WHAT IS NEEDED = Among the records below, find each line that includes the string "drawn" and copy it.

DATA TO USE =
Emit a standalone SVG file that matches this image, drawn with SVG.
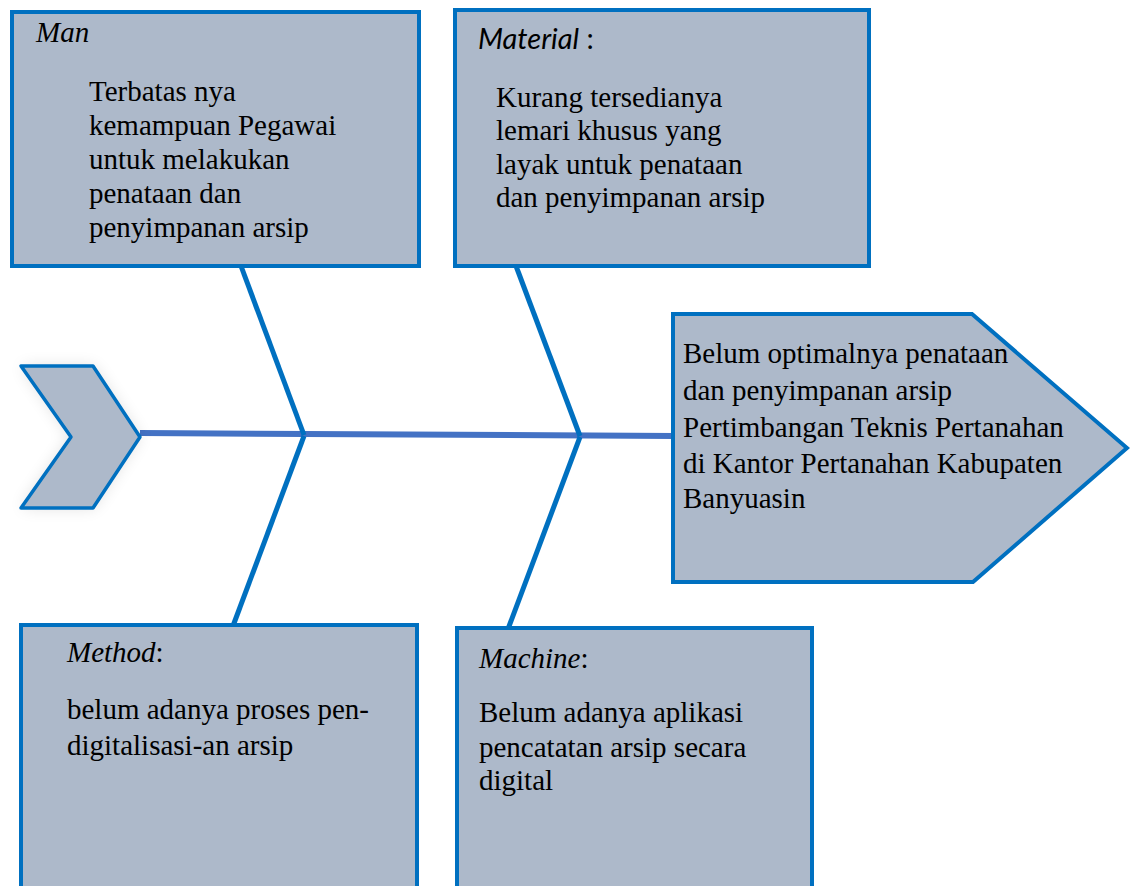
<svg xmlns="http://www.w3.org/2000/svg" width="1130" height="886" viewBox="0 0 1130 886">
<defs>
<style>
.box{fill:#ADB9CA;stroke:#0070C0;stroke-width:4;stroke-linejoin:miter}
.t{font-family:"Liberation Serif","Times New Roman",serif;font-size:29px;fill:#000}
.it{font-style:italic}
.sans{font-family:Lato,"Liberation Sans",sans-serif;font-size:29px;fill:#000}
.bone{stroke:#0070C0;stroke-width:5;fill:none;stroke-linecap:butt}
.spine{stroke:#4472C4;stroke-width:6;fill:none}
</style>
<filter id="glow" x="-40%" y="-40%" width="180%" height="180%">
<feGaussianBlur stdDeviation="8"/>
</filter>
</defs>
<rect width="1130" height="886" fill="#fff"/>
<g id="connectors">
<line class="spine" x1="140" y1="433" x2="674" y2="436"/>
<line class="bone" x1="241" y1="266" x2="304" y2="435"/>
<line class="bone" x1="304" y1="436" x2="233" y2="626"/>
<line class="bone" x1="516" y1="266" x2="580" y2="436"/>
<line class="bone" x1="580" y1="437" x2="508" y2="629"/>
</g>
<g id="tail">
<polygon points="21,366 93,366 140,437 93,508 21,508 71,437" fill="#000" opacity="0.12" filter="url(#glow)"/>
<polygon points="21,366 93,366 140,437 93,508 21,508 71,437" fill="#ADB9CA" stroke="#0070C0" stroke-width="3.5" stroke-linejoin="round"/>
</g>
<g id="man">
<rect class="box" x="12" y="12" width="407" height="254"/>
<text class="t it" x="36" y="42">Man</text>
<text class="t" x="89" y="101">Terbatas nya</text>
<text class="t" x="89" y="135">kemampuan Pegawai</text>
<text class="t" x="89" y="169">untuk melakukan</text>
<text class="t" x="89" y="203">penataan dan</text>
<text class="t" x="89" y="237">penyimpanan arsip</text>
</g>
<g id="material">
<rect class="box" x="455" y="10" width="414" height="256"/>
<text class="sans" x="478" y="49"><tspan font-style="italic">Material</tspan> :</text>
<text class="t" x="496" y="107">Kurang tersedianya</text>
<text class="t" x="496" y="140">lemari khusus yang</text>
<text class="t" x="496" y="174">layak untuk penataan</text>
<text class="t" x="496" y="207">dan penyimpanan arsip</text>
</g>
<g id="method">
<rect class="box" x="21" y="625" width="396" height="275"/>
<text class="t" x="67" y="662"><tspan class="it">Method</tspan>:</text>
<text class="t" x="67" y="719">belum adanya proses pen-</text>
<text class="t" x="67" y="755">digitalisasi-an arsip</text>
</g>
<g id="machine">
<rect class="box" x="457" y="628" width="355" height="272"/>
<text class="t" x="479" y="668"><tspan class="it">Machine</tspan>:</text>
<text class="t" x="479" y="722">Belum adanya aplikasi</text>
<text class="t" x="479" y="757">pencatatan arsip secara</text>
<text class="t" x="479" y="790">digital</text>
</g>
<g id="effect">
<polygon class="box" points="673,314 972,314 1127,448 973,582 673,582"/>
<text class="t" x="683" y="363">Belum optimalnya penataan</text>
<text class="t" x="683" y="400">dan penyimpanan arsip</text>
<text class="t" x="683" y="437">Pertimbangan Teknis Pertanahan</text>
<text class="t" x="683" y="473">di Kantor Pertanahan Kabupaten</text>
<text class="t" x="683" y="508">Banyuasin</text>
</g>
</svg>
---
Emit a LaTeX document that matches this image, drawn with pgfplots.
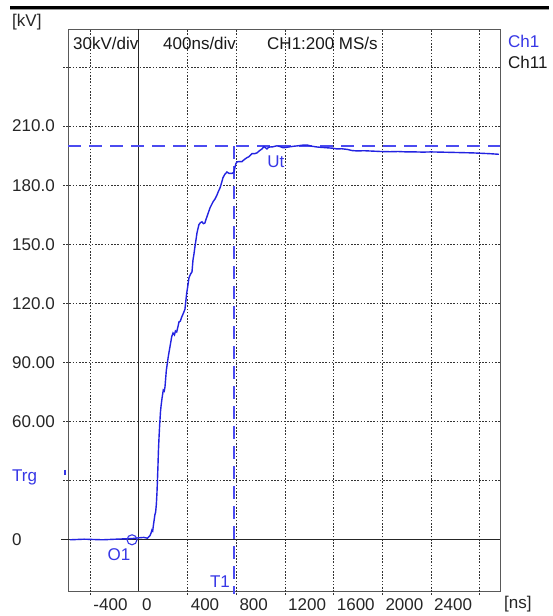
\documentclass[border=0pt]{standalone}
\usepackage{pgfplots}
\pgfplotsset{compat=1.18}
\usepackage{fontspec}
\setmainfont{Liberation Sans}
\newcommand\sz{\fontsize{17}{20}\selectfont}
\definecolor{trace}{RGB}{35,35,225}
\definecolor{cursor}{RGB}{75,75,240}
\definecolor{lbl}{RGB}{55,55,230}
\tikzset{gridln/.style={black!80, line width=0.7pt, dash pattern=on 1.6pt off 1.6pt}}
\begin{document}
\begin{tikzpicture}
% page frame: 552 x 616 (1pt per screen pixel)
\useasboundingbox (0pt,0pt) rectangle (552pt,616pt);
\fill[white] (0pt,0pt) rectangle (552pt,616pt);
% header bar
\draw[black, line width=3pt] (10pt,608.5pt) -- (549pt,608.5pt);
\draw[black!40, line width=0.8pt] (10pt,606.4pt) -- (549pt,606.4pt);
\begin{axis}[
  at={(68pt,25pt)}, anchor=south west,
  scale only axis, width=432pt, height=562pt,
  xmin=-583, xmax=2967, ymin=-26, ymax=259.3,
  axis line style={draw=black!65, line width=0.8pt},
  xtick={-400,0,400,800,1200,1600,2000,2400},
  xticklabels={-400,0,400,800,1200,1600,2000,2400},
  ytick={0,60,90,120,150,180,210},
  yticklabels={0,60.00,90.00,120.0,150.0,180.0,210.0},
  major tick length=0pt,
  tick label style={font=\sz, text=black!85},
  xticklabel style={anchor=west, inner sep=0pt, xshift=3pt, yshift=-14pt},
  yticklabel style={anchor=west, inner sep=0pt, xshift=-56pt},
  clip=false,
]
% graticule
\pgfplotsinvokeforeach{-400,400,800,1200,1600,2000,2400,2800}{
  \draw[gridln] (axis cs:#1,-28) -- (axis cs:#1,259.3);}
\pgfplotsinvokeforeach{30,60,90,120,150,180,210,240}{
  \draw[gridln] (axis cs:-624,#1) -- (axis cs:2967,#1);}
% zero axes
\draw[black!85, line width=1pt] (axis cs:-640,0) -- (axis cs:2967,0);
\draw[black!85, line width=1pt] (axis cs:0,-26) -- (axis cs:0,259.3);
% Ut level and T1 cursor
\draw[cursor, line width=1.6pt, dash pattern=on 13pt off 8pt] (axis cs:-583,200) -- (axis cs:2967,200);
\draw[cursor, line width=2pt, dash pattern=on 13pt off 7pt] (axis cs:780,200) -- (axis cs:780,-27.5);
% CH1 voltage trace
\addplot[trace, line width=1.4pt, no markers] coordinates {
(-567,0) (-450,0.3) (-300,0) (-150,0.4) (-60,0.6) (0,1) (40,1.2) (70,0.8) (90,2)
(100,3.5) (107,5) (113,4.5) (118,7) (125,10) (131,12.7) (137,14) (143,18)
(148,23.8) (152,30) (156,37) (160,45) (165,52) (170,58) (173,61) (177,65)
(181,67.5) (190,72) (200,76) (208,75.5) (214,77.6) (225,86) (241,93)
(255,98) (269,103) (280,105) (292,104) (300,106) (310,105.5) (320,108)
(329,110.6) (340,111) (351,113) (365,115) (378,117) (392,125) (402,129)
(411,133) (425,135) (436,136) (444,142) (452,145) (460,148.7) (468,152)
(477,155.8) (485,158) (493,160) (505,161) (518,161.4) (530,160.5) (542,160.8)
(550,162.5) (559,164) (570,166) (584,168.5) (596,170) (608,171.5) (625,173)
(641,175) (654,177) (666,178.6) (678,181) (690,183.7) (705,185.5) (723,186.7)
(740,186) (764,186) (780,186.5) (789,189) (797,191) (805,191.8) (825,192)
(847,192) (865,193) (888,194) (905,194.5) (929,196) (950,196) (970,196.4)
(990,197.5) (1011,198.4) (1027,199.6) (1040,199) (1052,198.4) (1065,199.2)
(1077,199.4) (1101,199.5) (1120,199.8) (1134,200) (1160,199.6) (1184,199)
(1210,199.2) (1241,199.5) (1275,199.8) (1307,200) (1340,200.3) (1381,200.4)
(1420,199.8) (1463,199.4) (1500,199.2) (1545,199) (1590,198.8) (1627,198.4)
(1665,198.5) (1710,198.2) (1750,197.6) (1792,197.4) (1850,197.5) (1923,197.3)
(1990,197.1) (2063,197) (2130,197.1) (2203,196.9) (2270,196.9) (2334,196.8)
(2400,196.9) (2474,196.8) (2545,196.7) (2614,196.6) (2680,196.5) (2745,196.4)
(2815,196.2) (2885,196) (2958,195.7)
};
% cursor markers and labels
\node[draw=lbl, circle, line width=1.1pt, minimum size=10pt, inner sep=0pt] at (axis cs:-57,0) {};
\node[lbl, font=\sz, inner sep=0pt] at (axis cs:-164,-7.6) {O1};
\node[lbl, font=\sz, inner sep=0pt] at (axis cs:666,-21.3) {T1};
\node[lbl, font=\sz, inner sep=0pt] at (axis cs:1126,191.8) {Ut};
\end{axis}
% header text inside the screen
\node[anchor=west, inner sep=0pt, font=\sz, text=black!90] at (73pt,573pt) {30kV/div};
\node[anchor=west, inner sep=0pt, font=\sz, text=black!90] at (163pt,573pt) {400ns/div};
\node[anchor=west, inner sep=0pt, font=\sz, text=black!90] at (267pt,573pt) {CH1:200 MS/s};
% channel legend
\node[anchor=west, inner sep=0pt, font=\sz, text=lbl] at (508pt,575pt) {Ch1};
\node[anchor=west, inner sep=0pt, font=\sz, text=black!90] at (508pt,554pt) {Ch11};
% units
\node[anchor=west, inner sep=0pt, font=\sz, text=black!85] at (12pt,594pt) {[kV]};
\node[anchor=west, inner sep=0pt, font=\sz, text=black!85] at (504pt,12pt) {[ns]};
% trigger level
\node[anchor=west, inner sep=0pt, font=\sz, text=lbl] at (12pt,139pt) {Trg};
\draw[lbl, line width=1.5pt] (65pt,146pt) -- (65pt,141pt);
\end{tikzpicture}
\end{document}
==
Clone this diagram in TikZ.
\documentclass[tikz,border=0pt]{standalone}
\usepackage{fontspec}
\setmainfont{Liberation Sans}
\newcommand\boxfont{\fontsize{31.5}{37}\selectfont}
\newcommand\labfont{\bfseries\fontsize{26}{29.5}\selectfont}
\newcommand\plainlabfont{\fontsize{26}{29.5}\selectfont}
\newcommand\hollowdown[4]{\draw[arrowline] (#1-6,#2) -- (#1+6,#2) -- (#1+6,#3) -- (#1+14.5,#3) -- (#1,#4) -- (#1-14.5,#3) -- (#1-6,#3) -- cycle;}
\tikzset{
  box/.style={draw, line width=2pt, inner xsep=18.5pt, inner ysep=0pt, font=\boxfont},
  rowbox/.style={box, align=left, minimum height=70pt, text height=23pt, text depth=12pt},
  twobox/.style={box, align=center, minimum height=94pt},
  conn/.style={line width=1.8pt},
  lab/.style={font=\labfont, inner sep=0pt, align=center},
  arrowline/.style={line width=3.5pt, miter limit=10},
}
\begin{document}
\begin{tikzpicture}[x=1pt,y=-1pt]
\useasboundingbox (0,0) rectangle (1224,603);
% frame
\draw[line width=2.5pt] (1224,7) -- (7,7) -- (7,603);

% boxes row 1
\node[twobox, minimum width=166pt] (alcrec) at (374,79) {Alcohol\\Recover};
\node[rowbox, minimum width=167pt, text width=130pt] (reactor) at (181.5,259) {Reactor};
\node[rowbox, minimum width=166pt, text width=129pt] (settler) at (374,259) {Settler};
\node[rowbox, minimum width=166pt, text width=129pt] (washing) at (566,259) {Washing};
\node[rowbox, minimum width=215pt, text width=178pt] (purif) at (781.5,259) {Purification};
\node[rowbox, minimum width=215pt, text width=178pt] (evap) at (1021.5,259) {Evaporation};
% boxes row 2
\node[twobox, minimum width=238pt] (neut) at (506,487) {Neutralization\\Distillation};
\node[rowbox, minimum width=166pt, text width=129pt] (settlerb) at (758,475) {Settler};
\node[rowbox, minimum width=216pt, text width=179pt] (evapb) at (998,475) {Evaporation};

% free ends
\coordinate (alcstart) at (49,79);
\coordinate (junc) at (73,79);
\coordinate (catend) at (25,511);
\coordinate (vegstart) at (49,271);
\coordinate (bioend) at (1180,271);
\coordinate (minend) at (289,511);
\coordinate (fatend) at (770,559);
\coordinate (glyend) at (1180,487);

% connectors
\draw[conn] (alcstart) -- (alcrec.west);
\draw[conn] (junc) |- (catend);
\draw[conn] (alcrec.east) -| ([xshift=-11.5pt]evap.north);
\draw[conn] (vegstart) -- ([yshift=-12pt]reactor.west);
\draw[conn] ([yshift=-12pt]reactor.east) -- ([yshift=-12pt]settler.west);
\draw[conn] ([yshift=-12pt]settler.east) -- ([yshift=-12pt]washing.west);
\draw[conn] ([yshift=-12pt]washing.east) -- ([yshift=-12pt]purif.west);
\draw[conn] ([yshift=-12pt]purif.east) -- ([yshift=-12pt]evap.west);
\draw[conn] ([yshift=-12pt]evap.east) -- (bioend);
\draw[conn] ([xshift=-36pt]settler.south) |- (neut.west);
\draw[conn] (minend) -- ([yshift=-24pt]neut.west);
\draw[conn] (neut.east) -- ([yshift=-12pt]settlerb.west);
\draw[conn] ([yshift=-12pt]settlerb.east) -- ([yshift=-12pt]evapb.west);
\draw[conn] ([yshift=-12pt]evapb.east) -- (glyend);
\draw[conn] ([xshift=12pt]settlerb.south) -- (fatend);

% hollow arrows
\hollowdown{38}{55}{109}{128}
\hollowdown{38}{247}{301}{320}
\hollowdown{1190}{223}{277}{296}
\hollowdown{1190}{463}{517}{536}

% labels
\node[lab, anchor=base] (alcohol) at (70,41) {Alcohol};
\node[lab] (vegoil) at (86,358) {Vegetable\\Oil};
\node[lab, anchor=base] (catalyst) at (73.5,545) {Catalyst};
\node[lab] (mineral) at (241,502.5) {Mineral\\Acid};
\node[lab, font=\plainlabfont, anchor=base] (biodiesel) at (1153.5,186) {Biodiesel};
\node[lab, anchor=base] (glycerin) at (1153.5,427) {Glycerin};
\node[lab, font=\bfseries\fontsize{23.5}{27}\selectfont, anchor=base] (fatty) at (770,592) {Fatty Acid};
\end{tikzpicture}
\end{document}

REPLY =
Emit a standalone SVG file that matches this image, drawn with SVG.
Emit a LaTeX document that matches this image, drawn with pgfplots.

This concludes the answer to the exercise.